# Billy - under saddle!!



## Kayty (Sep 8, 2009)




----------



## Endiku (Dec 6, 2010)

Woohoo! He is looking fantastic! Love love love how much he is already using that hiney, especially in the play pictures!


----------



## paintluver (Apr 5, 2007)

BEAUTIFUL horse! He looks great!!


----------



## kayleeloveslaneandlana (Apr 10, 2011)

Yay, I've been waiting to see the pics of him undersaddle! What a handsome little boy!


----------



## JustDressageIt (Oct 4, 2007)

Gorgeous!! You two look awesome together.


----------



## frlsgirl (Aug 6, 2013)

Wow - he's really handsome.


----------



## cakemom (Jul 4, 2010)

As always, drooling. 
I can't wait to watch him as his training progresses!
_Posted via Mobile Device_


----------



## my2geldings (Feb 18, 2008)

What a great looking horse you got your hands on! you guys look great! excited to see more photos of you guys together as you get even better together


----------



## tinyliny (Oct 31, 2009)

this is a nice , sympathetic and light training seat:


----------



## Kayty (Sep 8, 2009)

Thanks Tiny, having to ride in a light training seat is still feeling unnatural as I haven't ridden a greenie let alone a breaker regularly in about 12 months. I want to sit back and drop my stirrups!!


----------



## Kayty (Sep 8, 2009)

Wish me luck.... today will be the dreaded third ride out from the breakers. Lets hope he goes against the grain and behaves impeccably!


----------



## sarahver (Apr 9, 2010)

Wow, awesome job! Seems like not that long ago you were posting pictures of him as an adorable baby, how he's under saddle. Congratulations, he looks beautiful and seems very comfortable with you in the saddle.


----------



## Kayty (Sep 8, 2009)

Thanks Sarah, time has certainly flown! I'm still pinching myself when I see him under saddle. So far so good, but this blood line is known to be pretty reactive but confident and he is no exception. Makes for an outstanding Dressage horse in the mental aspect, if you can tune those behaviours to what you want rather than naughtiness. I have seen horses of the same lines not ridden forward and they can wind up being very problematic.


----------



## HowClever (Feb 16, 2010)

Aww, how good does Billy look!! A far cry from the gangly little dude you first brought home. He's looking fantastic!


----------



## Kayty (Sep 8, 2009)

Thanks HC 
I am so glad we got through the other side of the uglies!! When I bought him he was so ugly, just weaned and in the middle of winter. He looked like a little camel or a backyard bred pony. Bum high, gangly legs, upside down neck, huge head, steep shoulder. I was worried that he wouldn't revert back to the quality he showed as a foal! But my gut instinct was right in buying him 

Today, that dreaded third ride - and in true Billy fashion, he was a little champ. Lunged in the arena for the first time, in side reins, and he took to it beautifully. The canter was AWESOME once he realised he had some more room to move and balance himself. 
Hopped on him in the round yard and he was very good, not a foot out of place though I could feel that he was tired. One more day of a 15min ride tomorrow then he'll go out for a break in the paddock.


----------



## Kayty (Sep 8, 2009)




----------



## my2geldings (Feb 18, 2008)

tinyliny said:


> this is a nice , sympathetic and light training seat:


I agree. They look lovely!


----------



## MyBoyPuck (Mar 27, 2009)

Wow, Billy's a big boy already. That went by fast. You must be so excited to finally be sitting on him! He's a beauty.


----------



## Kayty (Sep 8, 2009)

Thanks MBP, he has shot up since going to the breakers and has gone bum high again, still with no wither so I think I'll get another good inch out of him yet. 

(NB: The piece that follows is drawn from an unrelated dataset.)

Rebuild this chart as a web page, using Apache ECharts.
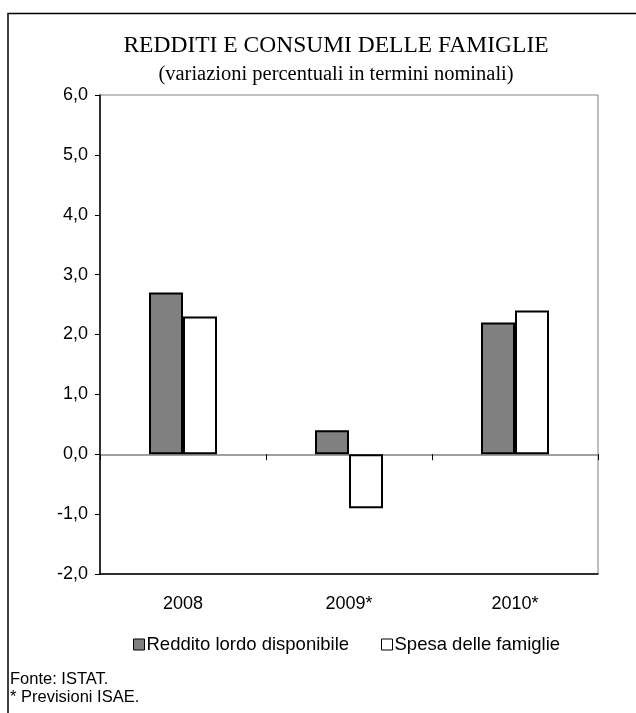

Survived those dreaded third and forth rides, he was a little champ


----------



## Kayty (Sep 8, 2009)

Fifth session at home, time for a rest!


----------



## MHFoundation Quarters (Feb 23, 2011)

He's looking fantastic Kayty! Glad he's doing so well.
_Posted via Mobile Device_


----------



## Kayty (Sep 8, 2009)

First trot out in the arena, in the middle of the thunderstorm. He was fantastic!


----------



## CLaPorte432 (Jan 3, 2012)

Wow, he looks incredible.

(Totally jealous of tank top weather)
_Posted via Mobile Device_


----------



## sarahver (Apr 9, 2010)

Beautiful! Sorry if I missed it somewhere chica, but how big is he and how big do you expect him to mature to? Not that it matters of course, I'm just curious


----------



## Kayty (Sep 8, 2009)

He's about 16hh at the moment (I need to put the stick on him again) and still has very little wither and is starting to come bum high again, I'd say he'll go 16.1hh


----------



## ~*~anebel~*~ (Aug 21, 2008)

Looking good!!
_Posted via Mobile Device_


----------



## Allison Finch (Oct 21, 2009)

Seems like only yesterday he was a baby! He's turning out SO nicely!


----------



## waresbear (Jun 18, 2011)

He is a very handsome horse, I love him!


----------



## Kayty (Sep 8, 2009)

Thanks folks, the time has certainly flown! Now I'm getting the bug to buy myself another foal... but must behave, the house deposit will suffer if I have another, especially with a puppy who will be bigger than me and is already eating more than the 6 year old border collie!!!!

He'll get a week off now, this week I have nearly an exam every every day, plus document submissions and fitness minimum standards testing. Just over 2 weeks until I graduate, then I'm looking forward to getting stuck into Billy.


----------



## tinyliny (Oct 31, 2009)

must resist urge to spend money on new horse. must resist urge to spend money on new horse. must resist . . . 

get the picture?


----------



## Kayty (Sep 8, 2009)

That is exactly what is going through my head tiny!!!!! Especially since it is foaling season and there are SO many nice youngsters on the ground for good prices. But no, I REALLY don't NEED another one. My dog will probably pass off as a second horse in another 12 months


----------



## tinyliny (Oct 31, 2009)

we have your words, in black and white here, ^, and if you go off and buy a horse, your beau can use these against you. I bet it is hard to resist, but there's always NEXT year!


----------



## Kayty (Sep 8, 2009)

Haha I won't do it. I need to put a lot more money away and won't have time to have two going anyway.


----------



## Katiy (Dec 29, 2013)

What a beautiful horse you have and you are doing such an amazing job. I look forward to regular updates


----------



## rideverystride (Jul 19, 2013)

He looks like he's coming along nicely . Beautiful boy.


----------